Doug Lemov's field notes

Reflections on teaching, literacy, coaching, and practice.

12.04.20Online Note-taking: A Glimpse of Joshua Humphrey’s Classroom

If you’re a regular reader of our blog you’re probably familiar with Joshua Humphrey who teaches math at KIPP St. Louis HS. I wrote previously about one of his asynchronous lessons from the Spring where he socialized students to take active control over the video by pausing consistently and where he modeled implicit assessment–asking students to self-check their work against a model, a a critical tool for asynchronous teaching where assessment options are more limited.

Now I’m happy to share a bit of a synchronous lesson taught by Joshua and his colleague Cara Ciccarelli.

The first thing that struck us was their use of the chat. We’ve posted before on the various ways it an be used and described a few models in our webinars:

But Joshua and Cara do it a little different here. They’re not so much waiting to hear from everyone as giving a student the chance to answer correctly, letting students see (rather than just hear) that answer and using it as the jumping off point for the next step in the lesson. It’s a nice variation on the idea of taking “volunteers” in other words…using written instead of verbal answers. Love how they remind students to use parentheses… Love the shine for the student who gets it right (“Let me stop you all right there.
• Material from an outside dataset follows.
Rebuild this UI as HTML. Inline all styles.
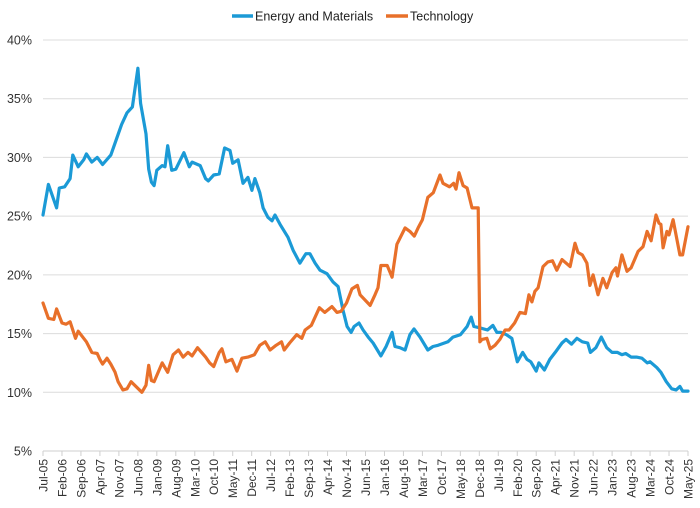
<!DOCTYPE html>
<html><head><meta charset="utf-8"><style>
html,body{margin:0;padding:0;background:#fff;}
svg{display:block;font-family:"Liberation Sans",sans-serif;}
</style></head><body>
<svg id="chart" width="700" height="508" viewBox="0 0 700 508" xmlns="http://www.w3.org/2000/svg">
<g>
  <line x1="232" y1="16" x2="253" y2="16" stroke="#1b9ad6" stroke-width="3.5"/>
  <text x="255" y="20.5" font-size="12.5" fill="#222">Energy and Materials</text>
  <line x1="386" y1="16" x2="408" y2="16" stroke="#e8702a" stroke-width="3.5"/>
  <text x="410" y="20.5" font-size="12.5" fill="#222">Technology</text>
</g>
<g id="grid"></g>
<g id="yaxis"></g>
<g id="xaxis"></g>
<g id="series"></g>
</svg>
<script>
const yTicks = [5,10,15,20,25,30,35,40];
const xTickLabels = ["Jul-05","Feb-06","Sep-06","Apr-07","Nov-07","Jun-08","Jan-09","Aug-09","Mar-10","Oct-10","May-11","Dec-11","Jul-12","Feb-13","Sep-13","Apr-14","Nov-14","Jun-15","Jan-16","Aug-16","Mar-17","Oct-17","May-18","Dec-18","Jul-19","Feb-20","Sep-20","Apr-21","Nov-21","Jun-22","Jan-23","Aug-23","Mar-24","Oct-24","May-25"];
const energyMonths = [0,2,5,6,8,10,11,13,15,16,18,20,22,25,27,29,31,33,35,36,38,39,40,41,42,44,45,46,47.5,49,52,54,55,58,60,61,63,65,67,69,70,72,73.8,75.6,77.1,78.2,80,81.2,83,84.5,85.6,87.5,90.4,92.3,94.8,97,98.5,100.4,102.2,104.8,107,108.9,110.7,112.2,113.7,114.8,116.6,118.1,120,121.8,124.7,126.6,128.8,129.9,131.7,133.6,135.4,136.9,139.1,142,143.9,145.8,149.4,151.3,154,156.5,158,159,161,164,166,167.5,169,171,173,175,177,178.6,180,182,183,185,187,189,191.5,193,195,197,199,201,202,204,206,208,210,212,213.6,215,217,219,221,223,224,226.5,228,230,232,233.6,235,236,238];
const energyValues = [25.1,27.7,25.7,27.4,27.5,28.2,30.2,29.2,29.8,30.3,29.6,30.0,29.4,30.2,31.5,32.8,33.8,34.3,37.6,34.6,32.0,29.0,27.9,27.6,28.9,29.3,29.2,31.0,28.9,29.0,30.4,29.2,29.6,29.3,28.2,28.0,28.5,28.6,30.8,30.6,29.5,29.8,27.8,28.3,27.2,28.2,27.0,25.7,24.9,24.6,25.1,24.3,23.2,22.1,21.0,21.8,21.8,21.0,20.4,20.1,19.4,19.0,17.0,15.6,15.1,15.6,15.9,15.3,14.7,14.2,13.1,13.9,15.1,13.9,13.8,13.6,14.9,15.4,14.7,13.6,13.9,14.0,14.3,14.7,14.9,15.6,16.4,15.6,15.5,15.3,15.7,15.1,15.1,14.9,14.6,12.6,13.4,12.8,12.6,11.8,12.5,11.9,12.8,13.4,14.2,14.5,14.1,14.6,14.3,14.2,13.4,13.8,14.7,13.8,13.4,13.4,13.2,13.3,13.0,13.0,12.9,12.5,12.6,12.1,11.7,10.9,10.3,10.2,10.5,10.1,10.1];
const techMonths = [0,2,4,5,7,8.5,10,12,13,16,18,20,21,22,23.6,25,26.6,27.7,29.5,31,32.5,36.5,38,39,40,41,44,46,48,50,51.7,53.5,55,57,60,61.5,63,65,66,67.5,69.7,71.6,73.4,75.6,78,80,82,83.8,86,88,89,91,93.6,95.5,96.7,99,102,104,106.6,108.5,110,112,114,116,117,120.7,122.5,123.6,124.7,127,128.8,130.6,133.6,135.4,137,138.4,140,142,144,146.5,147.6,150,151.5,152.4,153.5,155,156.5,158.3,160.6,161.2,162,163.8,165,166.8,168.6,170.5,172,174,176,178,179.3,180.4,181.5,182.7,184.5,186.3,188,189.6,191.5,194.5,196.3,197.4,199,200.7,201.8,203,204.8,206.6,208,210,211.4,212,213.6,215.5,217,219.6,221.4,222.9,224.4,226.2,227.3,228,228.8,230.2,231,232.5,235,236,238];
const techValues = [17.6,16.3,16.2,17.1,15.9,15.8,16.0,14.6,15.2,14.3,13.4,13.3,12.8,12.4,12.9,12.4,11.7,10.9,10.2,10.3,10.9,10.0,10.6,12.3,11.0,10.9,12.5,11.7,13.2,13.6,13.0,13.4,13.1,13.8,13.0,12.5,12.2,13.4,13.7,12.6,12.8,11.8,12.9,13.0,13.2,14.0,14.3,13.6,14.0,14.3,13.6,14.2,14.9,14.6,15.3,15.7,17.2,16.8,17.3,16.8,16.9,17.6,18.8,19.1,18.3,17.4,18.3,18.9,20.8,20.8,19.8,22.6,24.0,23.7,23.3,24.0,24.7,26.6,27.0,28.5,27.8,27.5,27.8,27.3,28.7,27.6,27.4,25.7,25.7,14.3,14.5,14.6,13.7,14.0,14.5,15.3,15.3,15.9,16.8,16.7,18.3,17.7,18.6,18.9,20.7,21.1,21.2,20.4,21.3,20.7,22.7,21.9,21.7,21.0,19.1,20.0,18.3,19.7,18.9,20.2,20.6,19.9,21.7,20.3,20.6,22.0,22.4,23.7,22.9,25.1,24.4,24.3,22.3,23.7,23.4,24.7,21.7,21.7,24.1];

const NS = "http://www.w3.org/2000/svg";
const X0 = 43, X1 = 688, Y40 = 40, Y5 = 451;
const maxMonth = (xTickLabels.length - 1) * 7;
function xScale(m){ return X0 + m * (X1 - X0) / maxMonth; }
function yScale(v){ return Y40 + (40 - v) * (Y5 - Y40) / 35; }
function mk(tag, attrs, parent){ const e = document.createElementNS(NS, tag); for (const k in attrs) e.setAttribute(k, attrs[k]); parent.appendChild(e); return e; }

const grid = document.getElementById('grid');
const yaxis = document.getElementById('yaxis');
yTicks.forEach(t => {
  const y = yScale(t);
  if (t !== 5) {
    const gl = mk('line', {x1: X0, x2: X1, y1: y, y2: y, stroke: '#dcdcdc', 'stroke-width': 1}, grid);
    
    
  }
  const lb = mk('text', {x: 32, y: y + 4.5, 'text-anchor': 'end', 'font-size': 12.5, fill: '#333'}, yaxis);
  lb.textContent = t + '%';
  
  
});

const xaxis = document.getElementById('xaxis');
const axl = mk('line', {x1: X0, x2: X1, y1: Y5, y2: Y5, stroke: '#cfcfcf', 'stroke-width': 1}, xaxis);


xTickLabels.forEach((lab, i) => {
  const x = xScale(i * 7);
  const tk = mk('line', {x1: x, x2: x, y1: Y5, y2: Y5 + 5, stroke: '#cfcfcf', 'stroke-width': 1}, xaxis);
  
  
  const t = mk('text', {x: 0, y: 0, 'text-anchor': 'end', 'font-size': 12, fill: '#333', transform: 'translate(' + (x + 4.5) + ',' + (Y5 + 8) + ') rotate(-90)'}, xaxis);
  t.textContent = lab;
  
  
});

const series = document.getElementById('series');
function drawLine(months, vals, color, name){
  const d = months.map((m, i) => (i ? 'L' : 'M') + xScale(m).toFixed(1) + ',' + yScale(vals[i]).toFixed(1)).join(' ');
  const p = mk('path', {d: d, fill: 'none', stroke: color, 'stroke-width': 3.2, 'stroke-linejoin': 'round', 'stroke-linecap': 'round'}, series);
  
  
}
drawLine(energyMonths, energyValues, '#1b9ad6', 'energy-materials-line');
drawLine(techMonths, techValues, '#e8702a', 'technology-line');
</script>
</body></html>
Look at what Antonio just chatted out…”) but as soon as they get their answer, they close the chat. Time’s a wasting.

Next we loved the use of the E-white board to model note taking. What Joshua and Cara want is for students to take notes so they will have a model for how to complete rate of change problems handy, always. It’s so easy for notes–and note-taking as a daily paper to pencil process–to get forgotten online. Not here, even online it’s Board = Paper, and the model is more direct and transferable when it’s hand written and the expectation that students should be getting it down in notes is much clearer . Again, note taking by hand is still important and powerful in an online setting.

We also love the seamless team teaching. Lot’s to love, in other words

Thanks as always to Joshua, Cara and KIPP st Louis for sharing their work with us.